7. Circular Defense and Epistemic Immunity

  • Traditional defenses rely on self-referential reasoning: historical gaps justify revelation, contradictions are resolved by abrogation, and cultural similarities are evidence of continuity.

  • This self-sealing logic renders the Qur’an impervious to falsification.

Implication: Such immunity is not rational verification, it is belief protection.


8. Preservation vs. Living Text

  • Claims of perfect textual preservation conflict with variant readings (qirāʾāt) and juristic interpretation.

  • Either the Qur’an is immutable or adaptive; it cannot logically be both7.
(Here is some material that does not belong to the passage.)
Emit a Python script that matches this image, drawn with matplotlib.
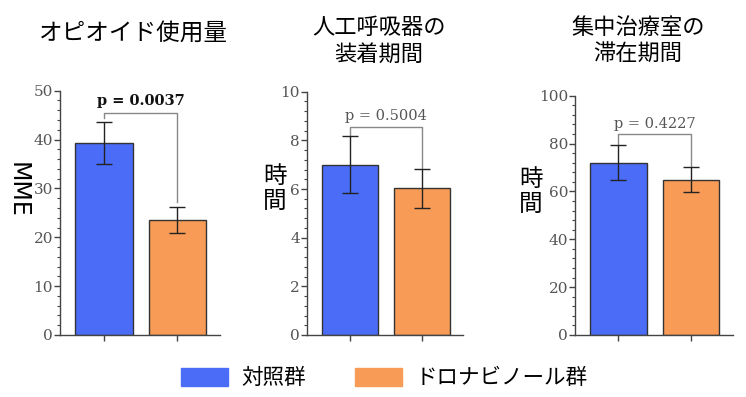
import matplotlib
matplotlib.use("Agg")
import matplotlib.pyplot as plt
from matplotlib.ticker import MultipleLocator

plt.rcParams['font.family'] = ['Noto Sans CJK JP', 'DejaVu Sans']

# データ
groups = ["対照群", "ドロナビノール群"]
titles = ["オピオイド使用量", "人工呼吸器の\n装着期間", "集中治療室の\n滞在期間"]
ylabels = ["MME", "時\n間", "時\n間"]

opioid_mean = [39.3, 23.5]
opioid_err = [4.3, 2.6]
vent_mean = [7.0, 6.03]
vent_err = [1.17, 0.79]
icu_mean = [72.0, 64.9]
icu_err = [7.4, 5.3]

p_values = ["p = 0.0037", "p = 0.5004", "p = 0.4227"]
y_max = [50, 10, 100]
major_step = [10, 2, 20]
minor_step = [2, 0.4, 4]

colors = ["#4A6CF7", "#F79B57"]

# 各パネルの位置 (ピクセル)
W, H = 746, 397
panels = [
    (60, 220, 90.7, 335),
    (306.7, 463.3, 91.7, 335),
    (575, 733, 95.7, 335),
]


def draw_panel(ax, means, errs, ymax, major, minor, ptext, bold, br_y, leg_gap, txt_y):
    x = [0, 1]
    ax.bar(x, means, width=0.78, color=colors, edgecolor="#333333", linewidth=1.0, zorder=2)
    ax.errorbar(x, means, yerr=errs, fmt="none", ecolor="#222222", elinewidth=1.0,
                capsize=6, capthick=1.0, zorder=3)
    ax.set_xlim(-0.6, 1.58)
    ax.set_ylim(0, ymax)
    ax.set_xticks(x)
    ax.set_xticklabels(["", ""])
    ax.yaxis.set_major_locator(MultipleLocator(major))
    ax.yaxis.set_minor_locator(MultipleLocator(minor))
    for s in ["top", "right"]:
        ax.spines[s].set_visible(False)
    for s in ["left", "bottom"]:
        ax.spines[s].set_color("#444444")
        ax.spines[s].set_linewidth(1.0)
    ax.tick_params(axis="y", which="major", length=4, width=1, color="#444444",
                   labelcolor="#555555", labelsize=11, pad=1)
    ax.tick_params(axis="y", which="minor", length=2, width=0.8, color="#444444")
    ax.tick_params(axis="x", length=4, width=1, color="#444444")
    for lab in ax.get_yticklabels():
        lab.set_family("DejaVu Serif")

    # 有意差ブラケット
    tops = [m + e for m, e in zip(means, errs)]
    ax.plot([0, 0, 1, 1], [tops[0] + leg_gap[0], br_y, br_y, tops[1] + leg_gap[1]],
            color="#888888", linewidth=1.0, zorder=1, clip_on=False)
    ax.text(0.5, txt_y, ptext, ha="center", va="center", fontsize=10.5,
            family="DejaVu Serif", color="#111111" if bold else "#555555",
            fontweight="bold" if bold else "normal")


fig = plt.figure(figsize=(W / 100, H / 100), dpi=100)
axes = []
for (l, r, t, b) in panels:
    axes.append(fig.add_axes([l / W, (H - b) / H, (r - l) / W, (b - t) / H]))

draw_panel(axes[0], opioid_mean, opioid_err, y_max[0], major_step[0], minor_step[0],
           p_values[0], True, 45.5, [0.9, 1.1], 47.8)
draw_panel(axes[1], vent_mean, vent_err, y_max[1], major_step[1], minor_step[1],
           p_values[1], False, 8.56, [0.0, 0.0], 9.0)
draw_panel(axes[2], icu_mean, icu_err, y_max[2], major_step[2], minor_step[2],
           p_values[2], False, 83.9, [0.0, 0.0], 88.3)

# タイトル
fig.text(133 / W, 1 - 33 / H, titles[0], ha="center", va="center", fontsize=17)
fig.text(379 / W, 1 - 41 / H, titles[1], ha="center", va="center", fontsize=16,
         linespacing=1.2)
fig.text(638 / W, 1 - 41 / H, titles[2], ha="center", va="center", fontsize=16,
         linespacing=1.2)

# 縦軸ラベル
fig.text(18 / W, 1 - 190 / H, ylabels[0], ha="center", va="center", fontsize=17,
         rotation=-90, family="DejaVu Sans")
fig.text(275 / W, 1 - 189 / H, ylabels[1], ha="center", va="center", fontsize=17,
         linespacing=1.08)
fig.text(531 / W, 1 - 192 / H, ylabels[2], ha="center", va="center", fontsize=17,
         linespacing=1.08)

# 凡例
handles = [plt.Rectangle((0, 0), 1, 1, color=c) for c in colors]
fig.legend(handles, groups, loc="center", bbox_to_anchor=(384 / W, 1 - 378 / H),
           ncol=2, frameon=False, fontsize=15.5, handlelength=2.2, handleheight=0.9,
           handletextpad=0.6, columnspacing=2.3)

fig.savefig("out.png", dpi=100)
9. Restoration Without Historical Evidence

  • Practices such as prayer, fasting, and sacrifice are claimed as restored in alignment with original monotheism.

  • No independent historical evidence verifies their pre-Qur’anic forms.

  • This reasoning assumes correctness a priori, a case of affirming the consequent8.


10. Historical Enforcement vs. Ideals

  • Qur’an’s ideals, e.g., 2:256 (“No compulsion in religion”), often conflicted with historical juristic practices, including apostasy penalties and dhimmi restrictions9.

  • Claiming human failure as the cause is a No True Scotsman defense, insulating the text from accountability.


11. Synthesis and Verdict

  • The Qur’an’s continuity claims are internally incoherent.

  • Oral preservation proves memory, not divinity.

  • Abrogation introduces inconsistency; restoration assumes correctness without evidence.

  • Universal messengers and epistolic immunity render claims unfalsifiable.

  • Historical juristic practice often contradicts textual ideals.

Conclusion: Traditional apologetics patch contradictions but cannot resolve them logically. What remains is a self-sealing system immune to empirical challenge, not an empirically substantiated revelation.


Footnotes

  1. Qur’an 5:48.

  2. Al-Tabari, Tafsir al-Tabari, Vol. 9, pp. 273–276.

  3. Wansbrough, Quranic Studies, 1977, pp. 45–49.

  4. Crone, P., & Cook, M., Hagarism: The Making of the Islamic World, 1977.

  5. Bell, R., The Qur’an: A Short Introduction, 2008, pp. 33–36.

  6. Kamali, M. H., Principles of Islamic Jurisprudence, 2003, pp. 197–199.

  7. Brockopp, J., Early Mālikī Law, 2000, pp. 12–15.

  8. Cook, M., The Koran: A Very Short Introduction, 2000, pp. 50–53.

  9. Donner, F., Muhammad and the Believers, 2010, pp. 142–148.